WASHINGTON TOWNSHIP, Mich. — Automotive engineer Steve Semian credits Barack Obama with rescuing the auto industry and with it, much of Michigan. But the 47-year-old from Macomb County, north of Detroit, said it was the state’s Republican governor, Rick Snyder, who “helped us pull through” after a long economic downturn. And now it’s President Donald Trump who’s fighting to restore the country’s manufacturing might.
So as the midterm elections approach, Semian is leaning Republican.
“Of course we can always point and find blame and all the other rhetoric that’s going on with all of (Trump’s) personal issues,” he said as he watched his 7-year-old son’s baseball practice outside an elementary school last week. “But as the end result, he’s keeping our jobs stable.”
Both parties are paying particular attention to the mood in places like this because of the decisive impact the upper Midwest had in the 2016 presidential race, and could have again this fall in determining control of Congress.
Michigan, where Trump traveled this weekend for a rally, is one of the states that Hillary Clinton counted on to help her win the presidency in 2016. Instead, its voters — part of a so-called “blue wall” that traditionally backed Democrats for president — delivered Trump to the White House.
At stake this fall in the region are roughly a dozen closely contested congressional races that could help swing the House, where Democrats need to pick up about two dozen seats for a majority. Democrats also will try to win back governorships in Michigan, Wisconsin and Iowa, and keep Senate seats in Michigan and Wisconsin.
Macomb County, the site of Trump’s rally, is among the predominantly white counties known as a base for “Reagan Democrats” — blue-collar voters who abandoned the Democratic Party for Ronald Reagan, but who can be intriguingly movable.
Obama won the county twice, then Trump carried it by more than 11 percentage points.
To win statewide this year, Democrats must win over a lot of politically moderate people in places like Macomb County, plus coax more sporadic voters such as African-American supporters in Detroit to the polls — a plan that fell short in 2014.

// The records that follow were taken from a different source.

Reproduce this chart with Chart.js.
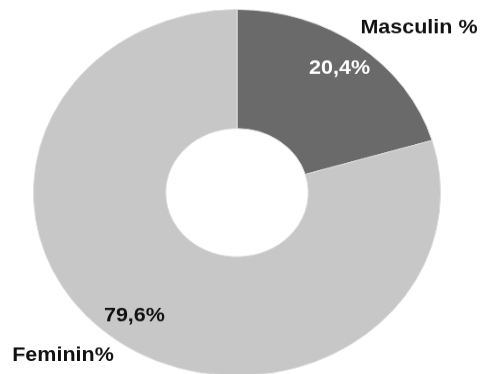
<!DOCTYPE html>
<html>
<head>
<meta charset="utf-8">
<script src="https://cdn.jsdelivr.net/npm/chart.js@4/dist/chart.umd.min.js"></script>
<style>
  html, body { margin: 0; padding: 0; background: #fff; }
  #wrap { width: 480px; height: 374px; overflow: hidden; position: relative; }
  #c { display: block; width: 480px !important; height: 396px !important; }
</style>
</head>
<body>
<div id="wrap"><canvas id="c" width="480" height="440"></canvas></div>
<script>
const categories = ['Masculin %', 'Feminin%'];
const shares = [20.4, 79.6];
const sliceColors = ['#6a6a6a', '#c7c7c7'];
const valueColors = ['#ffffff', '#111111'];

const FONT = 'bold 21.5px "Liberation Sans", Arial, sans-serif';

// Percent labels inside each slice plus the category names beside the ring
const sliceLabels = {
  id: 'sliceLabels',
  afterDatasetsDraw(chart) {
    const ctx = chart.ctx;
    const arcs = chart.getDatasetMeta(0).data;
    ctx.save();
    ctx.font = FONT;
    ctx.textAlign = 'center';
    ctx.textBaseline = 'middle';
    arcs.forEach((arc, i) => {
      const p = arc.getProps(['x', 'y', 'startAngle', 'endAngle', 'outerRadius']);
      const mid = (p.startAngle + p.endAngle) / 2;
      const r = p.outerRadius * 0.843;
      ctx.fillStyle = valueColors[i];
      ctx.fillText(shares[i].toFixed(1).replace('.', ',') + '%',
        p.x + Math.cos(mid) * r, p.y + Math.sin(mid) * r);
    });
    const c = arcs[0].getProps(['x', 'y']);
    ctx.fillStyle = '#111111';
    ctx.fillText(categories[0], c.x + 182, c.y - 183);
    ctx.fillText(categories[1], c.x - 174, c.y + 181);
    ctx.restore();
  }
};

new Chart(document.getElementById('c'), {
  type: 'doughnut',
  data: {
    labels: categories,
    datasets: [{
      data: shares,
      backgroundColor: sliceColors,
      borderColor: '#dcdcdc',
      borderWidth: 1,
      hoverOffset: 0,
      offset: 0
    }]
  },
  options: {
    responsive: false,
    animation: false,
    cutout: '35%',
    layout: { padding: { left: 33, right: 39, top: 10, bottom: 22 } },
    plugins: {
      legend: { display: false },
      tooltip: { enabled: false }
    }
  },
  plugins: [sliceLabels]
});
</script>
</body>
</html>
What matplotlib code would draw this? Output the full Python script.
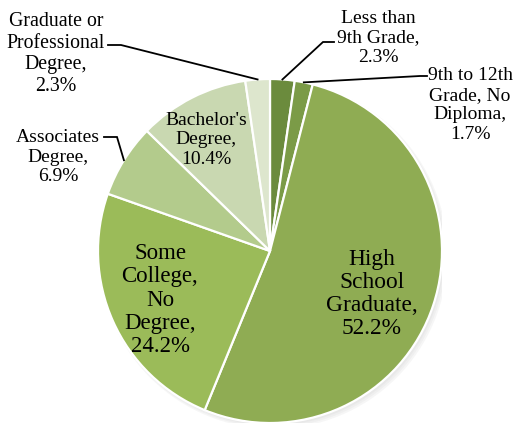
import numpy as np
import matplotlib
matplotlib.use("Agg")
import matplotlib.pyplot as plt
from matplotlib.patches import Circle

# Educational attainment shares (percent), clockwise from 12 o'clock
categories = [
    "Less than\n9th Grade",
    "9th to 12th\nGrade, No\nDiploma",
    "High\nSchool\nGraduate",
    "Some\nCollege,\nNo\nDegree",
    "Associates\nDegree",
    "Bachelor's\nDegree",
    "Graduate or\nProfessional\nDegree",
]
values = [2.3, 1.7, 52.2, 24.2, 6.9, 10.4, 2.3]
colors = ["#6b8b3d", "#7b9b47", "#8fac53", "#9bbb59", "#b3cb8c", "#c9d8b1", "#dde6cd"]

plt.rcParams["font.family"] = ["Liberation Serif", "DejaVu Serif"]

W, H = 516, 427
fig = plt.figure(figsize=(W / 100, H / 100), dpi=100)
cx, cy, R = 270, 252, 172
ax = fig.add_axes([(cx - R) / W, (H - cy - R) / H, 2 * R / W, 2 * R / H])
ax.set_xlim(-1, 1)
ax.set_ylim(-1, 1)
ax.set_aspect("equal")
ax.axis("off")

# soft drop shadow behind the pie
for i, a in enumerate([0.05, 0.05, 0.06]):
    ax.add_patch(Circle((0.012 + 0.004 * i, -0.014 - 0.004 * i), 1.0 + 0.006 * i,
                        color="#707070", alpha=a, zorder=0, lw=0))

wedges, _ = ax.pie(values, colors=colors, startangle=90, counterclock=False,
                   radius=1.0, center=(0, 0),
                   wedgeprops=dict(edgecolor="white", linewidth=1.6),
                   frame=False)
ax.set_xlim(-1, 1)
ax.set_ylim(-1, 1)


def px(x, y):
    """pixel position -> data coordinates"""
    return (x - cx) / R, (cy - y) / R


# label layout: text centre in px, font size, and leader elbow/end for outside labels
layout = [
    dict(pos=(378, 38), fs=14, elbow=(323, 43), end=(334, 43)),
    dict(pos=(470, 105), fs=14, elbow=(420, 77), end=(427, 77)),
    dict(pos=(372, 294), fs=16.8),
    dict(pos=(160, 300), fs=16.5),
    dict(pos=(58, 157), fs=14, elbow=(117, 138), end=(104, 138)),
    dict(pos=(206, 140), fs=14),
    dict(pos=(56, 54), fs=14.3, elbow=(121, 46), end=(108, 46)),
]

total = sum(values)
cum = np.cumsum([0] + values[:-1])
for cat, val, c0, lay in zip(categories, values, cum, layout):
    label = f"{cat},\n{val:.1f}%"
    fs = lay["fs"]
    ls = 1.14 if fs > 15 else 1.2
    x, y = px(*lay["pos"])
    ax.text(x, y, label, ha="center", va="center", fontsize=fs,
            linespacing=ls, color="black", clip_on=False, zorder=5)
    if "elbow" in lay:
        mid = (c0 + val / 2) / total * 2 * np.pi
        ex, ey = np.sin(mid), np.cos(mid)
        bx, by = px(*lay["elbow"])
        tx, ty = px(*lay["end"])
        ax.plot([ex, bx, tx], [ey, by, ty], color="black", lw=1.3,
                clip_on=False, zorder=4, solid_joinstyle="miter")

fig.savefig("out.png", dpi=100, facecolor="white")
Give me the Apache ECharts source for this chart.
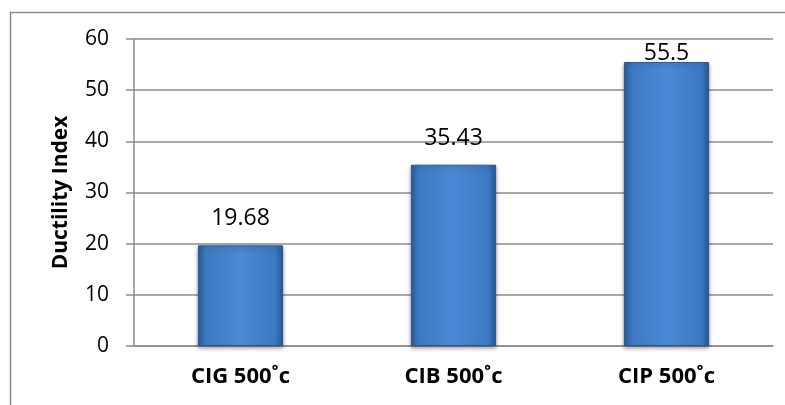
<!DOCTYPE html>
<html>
<head>
<meta charset="utf-8">
<script src="https://cdn.jsdelivr.net/npm/echarts@6/dist/echarts.min.js"></script>
<style>
  html, body { margin: 0; padding: 0; background: #fff; }
  #chart { width: 785px; height: 405px; }
</style>
</head>
<body>
<div id="chart"></div>
<script>
// categories and values
var categories = ["CIG 500˚c", "CIB 500˚c", "CIP 500˚c"];
var ductility = [19.68, 35.43, 55.5];
var yTicks = { min: 0, max: 60, step: 10 };

var chart = echarts.init(document.getElementById("chart"));

var barColor = new echarts.graphic.LinearGradient(0, 0, 1, 0, [
  { offset: 0, color: "#2b5e9c" },
  { offset: 0.1, color: "#3d7ac3" },
  { offset: 0.5, color: "#4a89d5" },
  { offset: 0.9, color: "#3d7ac3" },
  { offset: 1, color: "#2a5b97" }
]);

var option = {
  animation: false,
  graphic: [
    {
      type: "rect",
      shape: { x: 10.5, y: 12.5, width: 800, height: 420 },
      style: { fill: "none", stroke: "#8c8c8c", lineWidth: 1.5 }
    }
  ],
  grid: { left: 134, right: 12, top: 39, bottom: 59 },
  xAxis: {
    type: "category",
    data: categories,
    axisLine: { lineStyle: { color: "#8c8c8c", width: 1.5 } },
    axisTick: { show: false },
    axisLabel: {
      margin: 20,
      fontFamily: "Open Sans",
      fontWeight: "bold",
      fontSize: 22,
      color: "#000"
    }
  },
  yAxis: {
    type: "value",
    min: yTicks.min,
    max: yTicks.max,
    interval: yTicks.step,
    name: "Ductility Index",
    nameLocation: "middle",
    nameGap: 62,
    nameTextStyle: {
      fontFamily: "Open Sans",
      fontWeight: "bold",
      fontSize: 21,
      color: "#000"
    },
    axisLine: { show: true, lineStyle: { color: "#8c8c8c", width: 1.5 } },
    axisTick: { show: true, length: 8, lineStyle: { color: "#8c8c8c", width: 1.5 } },
    axisLabel: {
      margin: 25,
      fontFamily: "Open Sans",
      fontSize: 21,
      color: "#000"
    },
    splitLine: { lineStyle: { color: "#8c8c8c", width: 1.5 } }
  },
  series: [
    {
      type: "bar",
      data: ductility.map(function (v, i) {
        // the last label sits right on its bar, as in the picture
        return { value: v, label: { distance: i === ductility.length - 1 ? -3 : 15 } };
      }),
      barWidth: "40%",
      itemStyle: {
        color: barColor,
        borderColor: "#2c5a92",
        borderWidth: 1,
        shadowColor: "rgba(0,0,0,0.35)",
        shadowBlur: 4,
        shadowOffsetY: 2
      },
      label: {
        show: true,
        position: "top",
        fontFamily: "Open Sans",
        fontSize: 23,
        color: "#000"
      }
    }
  ]
};

chart.setOption(option);
</script>
</body>
</html>
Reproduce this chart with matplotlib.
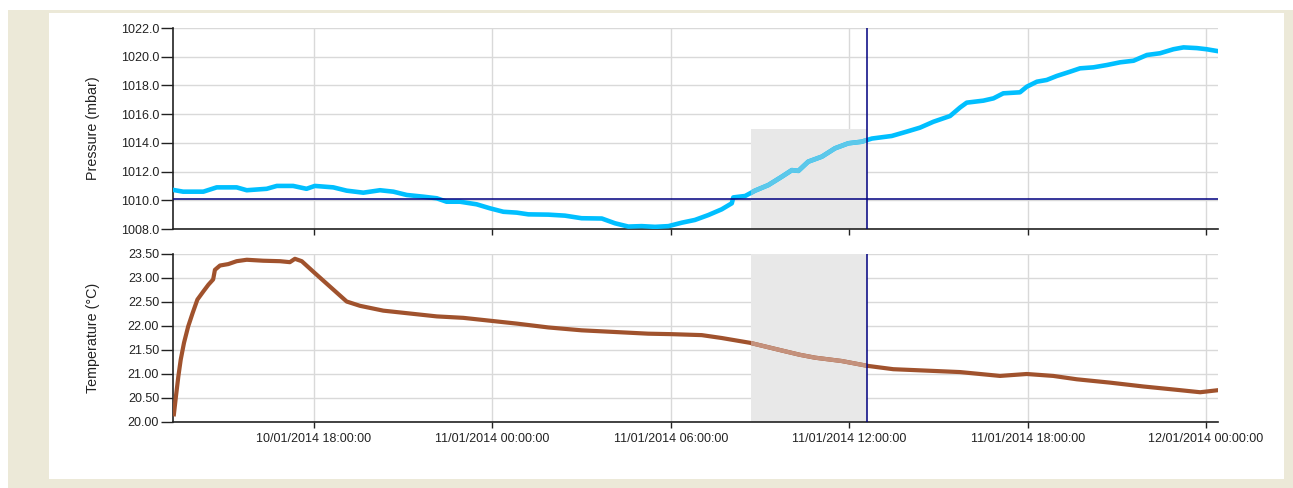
"""
Pressure and temperature logger plot, two stacked panels with a highlighted window.
"""

import numpy as np
import pandas as pd
import matplotlib
matplotlib.use("Agg")
import matplotlib.pyplot as plt
import matplotlib.dates as mdates
from matplotlib.patches import Rectangle

plt.rcParams['font.family'] = ['Liberation Sans', 'DejaVu Sans']

# time origin, all hours below are counted from here
t0 = pd.Timestamp("2014-01-10 12:00:00")

# pressure readings (hours since t0, mbar)
p_hours = [1.27, 1.60, 2.28, 2.73, 3.40, 3.74, 4.41, 4.75, 5.30, 5.75, 6.03, 6.65, 7.10, 7.66,
           8.22, 8.67, 9.12, 9.68, 10.13, 10.46, 10.91, 11.47, 11.92, 12.37, 12.82, 13.21,
           13.88, 14.44, 15.00, 15.68, 16.12, 16.57, 17.02, 17.47, 17.92, 18.37, 18.81, 19.26,
           19.71, 20.05, 20.10, 20.50, 20.83, 21.28, 21.73, 22.07, 22.29, 22.62, 23.08, 23.52,
           23.97, 24.42, 24.76, 25.43, 25.93, 26.38, 26.83, 27.39, 27.73, 27.95, 28.51, 28.85,
           29.18, 29.74, 29.97, 30.31, 30.64, 30.98, 31.43, 31.76, 32.21, 32.66, 33.11, 33.56,
           34.01, 34.45, 34.90, 35.24, 35.69, 36.02, 36.36]
pressure = [1010.72, 1010.60, 1010.60, 1010.90, 1010.90, 1010.70, 1010.80, 1011.00, 1011.00,
            1010.80, 1011.00, 1010.90, 1010.67, 1010.53, 1010.70, 1010.60, 1010.37, 1010.25,
            1010.14, 1009.90, 1009.90, 1009.72, 1009.44, 1009.20, 1009.14, 1009.02, 1009.00,
            1008.93, 1008.75, 1008.73, 1008.40, 1008.17, 1008.20, 1008.15, 1008.20, 1008.44,
            1008.63, 1008.97, 1009.37, 1009.79, 1010.20, 1010.30, 1010.67, 1011.06, 1011.64,
            1012.10, 1012.05, 1012.69, 1013.04, 1013.62, 1013.97, 1014.08, 1014.30, 1014.48,
            1014.78, 1015.06, 1015.47, 1015.87, 1016.47, 1016.80, 1016.94, 1017.10, 1017.45,
            1017.52, 1017.91, 1018.26, 1018.38, 1018.66, 1018.96, 1019.19, 1019.26, 1019.42,
            1019.61, 1019.72, 1020.12, 1020.24, 1020.52, 1020.65, 1020.60, 1020.52, 1020.40]

# temperature readings (hours since t0, deg C)
t_hours = [1.29, 1.36, 1.44, 1.52, 1.63, 1.77, 1.92, 2.08, 2.28, 2.45, 2.61, 2.67, 2.84, 3.12,
           3.40, 3.74, 4.29, 4.86, 5.19, 5.36, 5.59, 5.98, 6.54, 7.10, 7.55, 8.33, 9.23, 10.13,
           11.02, 11.92, 12.82, 13.88, 15.00, 16.12, 17.24, 18.03, 19.04, 19.71, 20.66, 21.73,
           22.34, 22.85, 23.75, 24.61, 25.48, 26.61, 27.73, 29.07, 29.97, 30.86, 31.65, 32.77,
           33.89, 35.02, 35.80, 36.36]
temperature = [20.16, 20.54, 20.95, 21.30, 21.65, 21.99, 22.27, 22.55, 22.72, 22.86, 22.97,
               23.17, 23.26, 23.29, 23.35, 23.38, 23.36, 23.35, 23.33, 23.40, 23.35, 23.13,
               22.82, 22.51, 22.42, 22.32, 22.26, 22.20, 22.17, 22.11, 22.05, 21.97, 21.91,
               21.875, 21.84, 21.83, 21.81, 21.75, 21.65, 21.49, 21.40, 21.34, 21.27, 21.17,
               21.10, 21.07, 21.04, 20.96, 21.00, 20.96, 20.89, 20.82, 20.74, 20.67, 20.62, 20.66]

# highlighted window and cursor
shade_start_h = 20.70
shade_end_h = 24.60
shade_p_top = 1015.0
cursor_pressure = 1010.1
x_range_h = (1.26, 36.40)

p_ticks = [1008, 1010, 1012, 1014, 1016, 1018, 1020, 1022]
t_ticks = [20.0, 20.5, 21.0, 21.5, 22.0, 22.5, 23.0, 23.5]
x_tick_h = [6, 12, 18, 24, 30, 36]

to_time = lambda h: t0 + pd.to_timedelta(np.asarray(h), unit='h')

p_t = to_time(p_hours)
t_t = to_time(t_hours)
s0, s1 = to_time([shade_start_h, shade_end_h])
x0, x1 = to_time(x_range_h)

W, H = 1293, 488
fig = plt.figure(figsize=(W / 100, H / 100), dpi=100)
fig.patch.set_facecolor('white')
# beige frame and white inner panel
fig.patches.append(Rectangle((8 / W, 0), 1, 1 - 10 / H, transform=fig.transFigure,
                             facecolor='#ECE9D8', edgecolor='none', zorder=-10))
fig.patches.append(Rectangle((49 / W, 9 / H), (1284 - 49) / W, (479 - 13) / H,
                             transform=fig.transFigure, facecolor='white',
                             edgecolor='none', zorder=-9))

ax_p = fig.add_axes([173 / W, (H - 229) / H, 1045 / W, 201 / H])
ax_t = fig.add_axes([173 / W, (H - 422) / H, 1045 / W, 168 / H])

CURSOR = '#000080'
GRID = '#d9d9d9'


def style_axis(ax):
    ax.set_facecolor('none')
    for s in ('top', 'right'):
        ax.spines[s].set_visible(False)
    for s in ('left', 'bottom'):
        ax.spines[s].set_color('#222222')
        ax.spines[s].set_linewidth(1.2)
    ax.grid(True, color=GRID, lw=1.0)
    ax.set_axisbelow(True)
    ax.tick_params(axis='y', length=8.5, width=1.0, pad=1.5, labelsize=9, colors='#222222')
    ax.tick_params(axis='x', length=4, width=1.0, pad=4, labelsize=9, colors='#222222')
    ax.set_xlim(x0, x1)
    ax.set_xticks(to_time(x_tick_h))
    ax.xaxis.set_major_formatter(mdates.DateFormatter('%d/%m/%Y %H:%M:%S'))
    ax.yaxis.set_label_coords(-73 / 1045, 0.5)


# --- pressure panel
style_axis(ax_p)
ax_p.set_ylim(1008, 1022)
ax_p.set_yticks(p_ticks)
ax_p.yaxis.set_major_formatter(plt.FormatStrFormatter('%.1f'))
ax_p.tick_params(axis='x', labelbottom=False)
ax_p.set_ylabel('Pressure (mbar)', fontsize=10.3, color='#222222')
ax_p.axvspan(s0, s1, ymin=0, ymax=(shade_p_top - 1008) / 14, color='#e8e8e8', lw=0, zorder=1)
ax_p.plot(p_t, pressure, color='#00BFFF', lw=3.3, solid_joinstyle='round', zorder=3)
hl, = ax_p.plot(p_t, pressure, color='#5CC8EA', lw=3.3, solid_joinstyle='round', zorder=4)
hl.set_clip_path(Rectangle((mdates.date2num(s0), 1000), mdates.date2num(s1) - mdates.date2num(s0),
                           30, transform=ax_p.transData))
ax_p.axhline(cursor_pressure, color=CURSOR, lw=1.1, zorder=5)
ax_p.axvline(s1, color=CURSOR, lw=1.1, zorder=5)

# --- temperature panel
style_axis(ax_t)
ax_t.set_ylim(20, 23.5)
ax_t.set_yticks(t_ticks)
ax_t.yaxis.set_major_formatter(plt.FormatStrFormatter('%.2f'))
ax_t.set_ylabel('Temperature (°C)', fontsize=10.3, color='#222222')
ax_t.axvspan(s0, s1, color='#e8e8e8', lw=0, zorder=1)
ax_t.plot(t_t, temperature, color='#A0522D', lw=3.0, solid_joinstyle='round', zorder=3)
hl, = ax_t.plot(t_t, temperature, color='#C4917C', lw=3.0, solid_joinstyle='round', zorder=4)
hl.set_clip_path(Rectangle((mdates.date2num(s0), 10), mdates.date2num(s1) - mdates.date2num(s0),
                           30, transform=ax_t.transData))
ax_t.axvline(s1, color=CURSOR, lw=1.1, zorder=5)

fig.savefig('out.png', dpi=100, facecolor=fig.get_facecolor())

Both parties are focused on Michigan’s wealthiest and most educated congressional district to the west of Macomb — the kind with Republicans who are typically least enamored of Trump — where GOP Rep. Dave Trott is retiring. A field of candidates includes business executive Lena Epstein, a Trump supporter, and Democrat Suneel Gupta, a former Groupon executive.
Democrats are emboldened by recent wins in places like Pennsylvania and Wisconsin and by the high emotions of their backers. Last week, a fired-up crowd of 6,700 flooded a state party convention. Later, Whitmer said enthusiasm across the state is “like nothing I’ve ever seen before” and declared: “We are on the brink of a big change in Michigan.”
Still, many are skeptical about a new blue wall in a place where Republicans have dominated state government for seven years.